DIRECTIONS >> Each record below should be output verbatim, without pictures.
## begin GIVEN DATA
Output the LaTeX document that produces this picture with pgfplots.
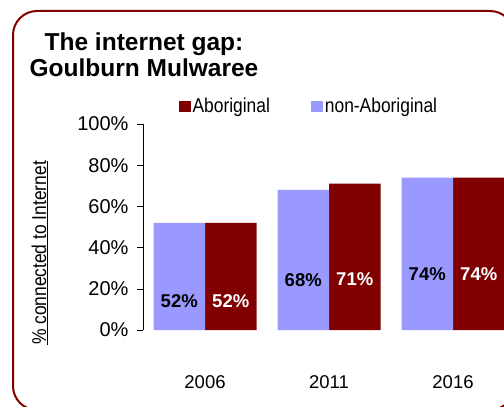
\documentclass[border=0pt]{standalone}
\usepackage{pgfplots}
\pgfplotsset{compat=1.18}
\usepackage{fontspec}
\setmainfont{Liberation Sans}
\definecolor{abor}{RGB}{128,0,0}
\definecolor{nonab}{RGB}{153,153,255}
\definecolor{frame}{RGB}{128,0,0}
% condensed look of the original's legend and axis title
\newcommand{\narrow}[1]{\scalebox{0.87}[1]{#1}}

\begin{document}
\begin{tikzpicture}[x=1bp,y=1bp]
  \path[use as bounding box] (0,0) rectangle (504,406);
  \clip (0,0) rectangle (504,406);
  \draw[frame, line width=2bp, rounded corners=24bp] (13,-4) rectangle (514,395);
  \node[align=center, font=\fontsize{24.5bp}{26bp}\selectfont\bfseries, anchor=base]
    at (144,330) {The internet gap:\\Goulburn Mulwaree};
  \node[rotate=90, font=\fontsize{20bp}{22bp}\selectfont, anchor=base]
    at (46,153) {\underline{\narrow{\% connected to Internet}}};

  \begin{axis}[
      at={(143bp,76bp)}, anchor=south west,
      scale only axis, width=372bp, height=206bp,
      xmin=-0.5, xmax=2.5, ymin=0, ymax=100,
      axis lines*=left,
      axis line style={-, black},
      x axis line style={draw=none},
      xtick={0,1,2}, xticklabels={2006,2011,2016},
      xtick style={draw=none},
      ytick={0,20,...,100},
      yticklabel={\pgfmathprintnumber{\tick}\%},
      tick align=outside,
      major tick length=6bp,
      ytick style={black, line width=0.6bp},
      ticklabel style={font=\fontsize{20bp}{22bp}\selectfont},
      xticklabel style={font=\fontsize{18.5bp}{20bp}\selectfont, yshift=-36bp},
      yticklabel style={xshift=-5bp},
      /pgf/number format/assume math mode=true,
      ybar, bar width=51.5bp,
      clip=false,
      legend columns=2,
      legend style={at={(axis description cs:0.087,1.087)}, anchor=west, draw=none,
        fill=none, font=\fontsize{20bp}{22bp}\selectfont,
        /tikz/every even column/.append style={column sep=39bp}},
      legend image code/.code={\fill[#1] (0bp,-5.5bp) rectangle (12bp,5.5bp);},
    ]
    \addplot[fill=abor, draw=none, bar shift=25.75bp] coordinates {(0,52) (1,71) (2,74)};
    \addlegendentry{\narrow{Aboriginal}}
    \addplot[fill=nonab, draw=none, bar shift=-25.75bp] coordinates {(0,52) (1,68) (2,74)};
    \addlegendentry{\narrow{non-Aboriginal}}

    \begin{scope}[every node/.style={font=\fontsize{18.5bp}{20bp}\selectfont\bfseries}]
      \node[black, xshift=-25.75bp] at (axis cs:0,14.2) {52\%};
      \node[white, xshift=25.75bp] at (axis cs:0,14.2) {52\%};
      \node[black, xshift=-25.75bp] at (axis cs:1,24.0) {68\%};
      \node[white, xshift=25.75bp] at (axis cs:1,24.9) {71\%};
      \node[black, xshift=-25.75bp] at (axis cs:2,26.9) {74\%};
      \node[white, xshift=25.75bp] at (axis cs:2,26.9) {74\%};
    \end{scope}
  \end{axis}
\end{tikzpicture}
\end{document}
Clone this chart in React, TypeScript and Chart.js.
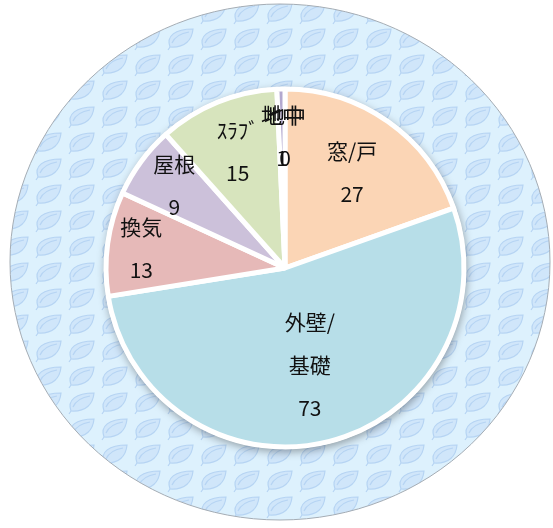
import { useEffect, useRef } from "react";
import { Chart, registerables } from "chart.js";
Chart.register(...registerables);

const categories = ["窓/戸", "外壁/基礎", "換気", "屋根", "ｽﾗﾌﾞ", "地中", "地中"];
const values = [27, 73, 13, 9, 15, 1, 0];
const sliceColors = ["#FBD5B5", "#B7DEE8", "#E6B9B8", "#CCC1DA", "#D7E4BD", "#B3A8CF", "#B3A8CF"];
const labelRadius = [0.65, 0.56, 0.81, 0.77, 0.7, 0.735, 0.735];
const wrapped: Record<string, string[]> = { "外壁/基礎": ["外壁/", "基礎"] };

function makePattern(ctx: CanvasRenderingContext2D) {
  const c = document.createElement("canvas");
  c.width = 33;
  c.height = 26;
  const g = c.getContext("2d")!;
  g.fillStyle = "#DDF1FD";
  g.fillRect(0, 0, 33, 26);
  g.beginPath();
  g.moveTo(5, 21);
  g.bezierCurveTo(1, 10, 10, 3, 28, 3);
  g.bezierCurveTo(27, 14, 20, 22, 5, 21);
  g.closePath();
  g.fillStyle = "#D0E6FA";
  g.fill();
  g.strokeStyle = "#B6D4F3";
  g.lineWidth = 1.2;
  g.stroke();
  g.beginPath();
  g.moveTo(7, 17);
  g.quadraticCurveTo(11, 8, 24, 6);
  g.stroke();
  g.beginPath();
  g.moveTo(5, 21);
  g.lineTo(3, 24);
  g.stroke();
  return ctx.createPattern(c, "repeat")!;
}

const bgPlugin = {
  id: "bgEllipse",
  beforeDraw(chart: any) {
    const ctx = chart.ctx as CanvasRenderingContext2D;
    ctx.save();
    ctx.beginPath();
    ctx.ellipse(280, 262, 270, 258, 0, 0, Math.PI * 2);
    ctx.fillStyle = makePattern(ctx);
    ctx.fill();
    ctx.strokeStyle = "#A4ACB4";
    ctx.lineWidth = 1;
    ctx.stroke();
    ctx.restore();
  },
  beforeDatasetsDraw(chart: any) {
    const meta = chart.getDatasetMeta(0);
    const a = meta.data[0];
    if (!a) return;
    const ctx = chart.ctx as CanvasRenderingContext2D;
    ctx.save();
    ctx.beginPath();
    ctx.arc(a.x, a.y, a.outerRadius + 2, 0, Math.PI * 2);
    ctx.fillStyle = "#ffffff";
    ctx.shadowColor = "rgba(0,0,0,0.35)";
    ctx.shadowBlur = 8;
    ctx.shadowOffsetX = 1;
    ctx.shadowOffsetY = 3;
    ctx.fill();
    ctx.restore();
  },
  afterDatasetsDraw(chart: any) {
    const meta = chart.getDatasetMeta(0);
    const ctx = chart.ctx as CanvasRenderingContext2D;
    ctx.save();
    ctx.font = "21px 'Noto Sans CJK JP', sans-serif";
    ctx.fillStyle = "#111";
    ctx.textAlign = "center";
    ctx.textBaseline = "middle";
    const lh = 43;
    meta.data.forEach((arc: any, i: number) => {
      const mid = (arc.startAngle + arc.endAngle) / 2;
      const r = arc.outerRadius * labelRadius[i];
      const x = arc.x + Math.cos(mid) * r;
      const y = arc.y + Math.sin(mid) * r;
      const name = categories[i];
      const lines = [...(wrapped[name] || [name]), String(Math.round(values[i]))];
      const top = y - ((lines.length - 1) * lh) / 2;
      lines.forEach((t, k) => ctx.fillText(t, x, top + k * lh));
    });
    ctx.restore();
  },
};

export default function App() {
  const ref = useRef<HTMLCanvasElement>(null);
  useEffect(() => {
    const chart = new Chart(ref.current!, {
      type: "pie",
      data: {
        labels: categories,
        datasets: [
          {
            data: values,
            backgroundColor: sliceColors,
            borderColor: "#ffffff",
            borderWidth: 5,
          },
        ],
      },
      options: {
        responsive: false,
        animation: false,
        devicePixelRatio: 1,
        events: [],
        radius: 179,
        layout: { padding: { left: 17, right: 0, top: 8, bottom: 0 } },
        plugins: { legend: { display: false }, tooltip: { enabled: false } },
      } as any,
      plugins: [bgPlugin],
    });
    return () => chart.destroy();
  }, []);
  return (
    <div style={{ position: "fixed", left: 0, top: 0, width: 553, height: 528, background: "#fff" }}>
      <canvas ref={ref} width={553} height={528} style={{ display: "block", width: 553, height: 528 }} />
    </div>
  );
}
## end GIVEN DATA
WORKED SOLUTION >>
Output the LaTeX document that produces this picture with pgfplots.
\documentclass[border=0pt]{standalone}
\usepackage{pgfplots}
\pgfplotsset{compat=1.18}
\usepackage{fontspec}
\setmainfont{Liberation Sans}
\definecolor{abor}{RGB}{128,0,0}
\definecolor{nonab}{RGB}{153,153,255}
\definecolor{frame}{RGB}{128,0,0}
% condensed look of the original's legend and axis title
\newcommand{\narrow}[1]{\scalebox{0.87}[1]{#1}}

\begin{document}
\begin{tikzpicture}[x=1bp,y=1bp]
  \path[use as bounding box] (0,0) rectangle (504,406);
  \clip (0,0) rectangle (504,406);
  \draw[frame, line width=2bp, rounded corners=24bp] (13,-4) rectangle (514,395);
  \node[align=center, font=\fontsize{24.5bp}{26bp}\selectfont\bfseries, anchor=base]
    at (144,330) {The internet gap:\\Goulburn Mulwaree};
  \node[rotate=90, font=\fontsize{20bp}{22bp}\selectfont, anchor=base]
    at (46,153) {\underline{\narrow{\% connected to Internet}}};

  \begin{axis}[
      at={(143bp,76bp)}, anchor=south west,
      scale only axis, width=372bp, height=206bp,
      xmin=-0.5, xmax=2.5, ymin=0, ymax=100,
      axis lines*=left,
      axis line style={-, black},
      x axis line style={draw=none},
      xtick={0,1,2}, xticklabels={2006,2011,2016},
      xtick style={draw=none},
      ytick={0,20,...,100},
      yticklabel={\pgfmathprintnumber{\tick}\%},
      tick align=outside,
      major tick length=6bp,
      ytick style={black, line width=0.6bp},
      ticklabel style={font=\fontsize{20bp}{22bp}\selectfont},
      xticklabel style={font=\fontsize{18.5bp}{20bp}\selectfont, yshift=-36bp},
      yticklabel style={xshift=-5bp},
      /pgf/number format/assume math mode=true,
      ybar, bar width=51.5bp,
      clip=false,
      legend columns=2,
      legend style={at={(axis description cs:0.087,1.087)}, anchor=west, draw=none,
        fill=none, font=\fontsize{20bp}{22bp}\selectfont,
        /tikz/every even column/.append style={column sep=39bp}},
      legend image code/.code={\fill[#1] (0bp,-5.5bp) rectangle (12bp,5.5bp);},
    ]
    \addplot[fill=abor, draw=none, bar shift=25.75bp] coordinates {(0,52) (1,71) (2,74)};
    \addlegendentry{\narrow{Aboriginal}}
    \addplot[fill=nonab, draw=none, bar shift=-25.75bp] coordinates {(0,52) (1,68) (2,74)};
    \addlegendentry{\narrow{non-Aboriginal}}

    \begin{scope}[every node/.style={font=\fontsize{18.5bp}{20bp}\selectfont\bfseries}]
      \node[black, xshift=-25.75bp] at (axis cs:0,14.2) {52\%};
      \node[white, xshift=25.75bp] at (axis cs:0,14.2) {52\%};
      \node[black, xshift=-25.75bp] at (axis cs:1,24.0) {68\%};
      \node[white, xshift=25.75bp] at (axis cs:1,24.9) {71\%};
      \node[black, xshift=-25.75bp] at (axis cs:2,26.9) {74\%};
      \node[white, xshift=25.75bp] at (axis cs:2,26.9) {74\%};
    \end{scope}
  \end{axis}
\end{tikzpicture}
\end{document}
Clone this chart in React, TypeScript and Chart.js.
import { useEffect, useRef } from "react";
import { Chart, registerables } from "chart.js";
Chart.register(...registerables);

const categories = ["窓/戸", "外壁/基礎", "換気", "屋根", "ｽﾗﾌﾞ", "地中", "地中"];
const values = [27, 73, 13, 9, 15, 1, 0];
const sliceColors = ["#FBD5B5", "#B7DEE8", "#E6B9B8", "#CCC1DA", "#D7E4BD", "#B3A8CF", "#B3A8CF"];
const labelRadius = [0.65, 0.56, 0.81, 0.77, 0.7, 0.735, 0.735];
const wrapped: Record<string, string[]> = { "外壁/基礎": ["外壁/", "基礎"] };

function makePattern(ctx: CanvasRenderingContext2D) {
  const c = document.createElement("canvas");
  c.width = 33;
  c.height = 26;
  const g = c.getContext("2d")!;
  g.fillStyle = "#DDF1FD";
  g.fillRect(0, 0, 33, 26);
  g.beginPath();
  g.moveTo(5, 21);
  g.bezierCurveTo(1, 10, 10, 3, 28, 3);
  g.bezierCurveTo(27, 14, 20, 22, 5, 21);
  g.closePath();
  g.fillStyle = "#D0E6FA";
  g.fill();
  g.strokeStyle = "#B6D4F3";
  g.lineWidth = 1.2;
  g.stroke();
  g.beginPath();
  g.moveTo(7, 17);
  g.quadraticCurveTo(11, 8, 24, 6);
  g.stroke();
  g.beginPath();
  g.moveTo(5, 21);
  g.lineTo(3, 24);
  g.stroke();
  return ctx.createPattern(c, "repeat")!;
}

const bgPlugin = {
  id: "bgEllipse",
  beforeDraw(chart: any) {
    const ctx = chart.ctx as CanvasRenderingContext2D;
    ctx.save();
    ctx.beginPath();
    ctx.ellipse(280, 262, 270, 258, 0, 0, Math.PI * 2);
    ctx.fillStyle = makePattern(ctx);
    ctx.fill();
    ctx.strokeStyle = "#A4ACB4";
    ctx.lineWidth = 1;
    ctx.stroke();
    ctx.restore();
  },
  beforeDatasetsDraw(chart: any) {
    const meta = chart.getDatasetMeta(0);
    const a = meta.data[0];
    if (!a) return;
    const ctx = chart.ctx as CanvasRenderingContext2D;
    ctx.save();
    ctx.beginPath();
    ctx.arc(a.x, a.y, a.outerRadius + 2, 0, Math.PI * 2);
    ctx.fillStyle = "#ffffff";
    ctx.shadowColor = "rgba(0,0,0,0.35)";
    ctx.shadowBlur = 8;
    ctx.shadowOffsetX = 1;
    ctx.shadowOffsetY = 3;
    ctx.fill();
    ctx.restore();
  },
  afterDatasetsDraw(chart: any) {
    const meta = chart.getDatasetMeta(0);
    const ctx = chart.ctx as CanvasRenderingContext2D;
    ctx.save();
    ctx.font = "21px 'Noto Sans CJK JP', sans-serif";
    ctx.fillStyle = "#111";
    ctx.textAlign = "center";
    ctx.textBaseline = "middle";
    const lh = 43;
    meta.data.forEach((arc: any, i: number) => {
      const mid = (arc.startAngle + arc.endAngle) / 2;
      const r = arc.outerRadius * labelRadius[i];
      const x = arc.x + Math.cos(mid) * r;
      const y = arc.y + Math.sin(mid) * r;
      const name = categories[i];
      const lines = [...(wrapped[name] || [name]), String(Math.round(values[i]))];
      const top = y - ((lines.length - 1) * lh) / 2;
      lines.forEach((t, k) => ctx.fillText(t, x, top + k * lh));
    });
    ctx.restore();
  },
};

export default function App() {
  const ref = useRef<HTMLCanvasElement>(null);
  useEffect(() => {
    const chart = new Chart(ref.current!, {
      type: "pie",
      data: {
        labels: categories,
        datasets: [
          {
            data: values,
            backgroundColor: sliceColors,
            borderColor: "#ffffff",
            borderWidth: 5,
          },
        ],
      },
      options: {
        responsive: false,
        animation: false,
        devicePixelRatio: 1,
        events: [],
        radius: 179,
        layout: { padding: { left: 17, right: 0, top: 8, bottom: 0 } },
        plugins: { legend: { display: false }, tooltip: { enabled: false } },
      } as any,
      plugins: [bgPlugin],
    });
    return () => chart.destroy();
  }, []);
  return (
    <div style={{ position: "fixed", left: 0, top: 0, width: 553, height: 528, background: "#fff" }}>
      <canvas ref={ref} width={553} height={528} style={{ display: "block", width: 553, height: 528 }} />
    </div>
  );
}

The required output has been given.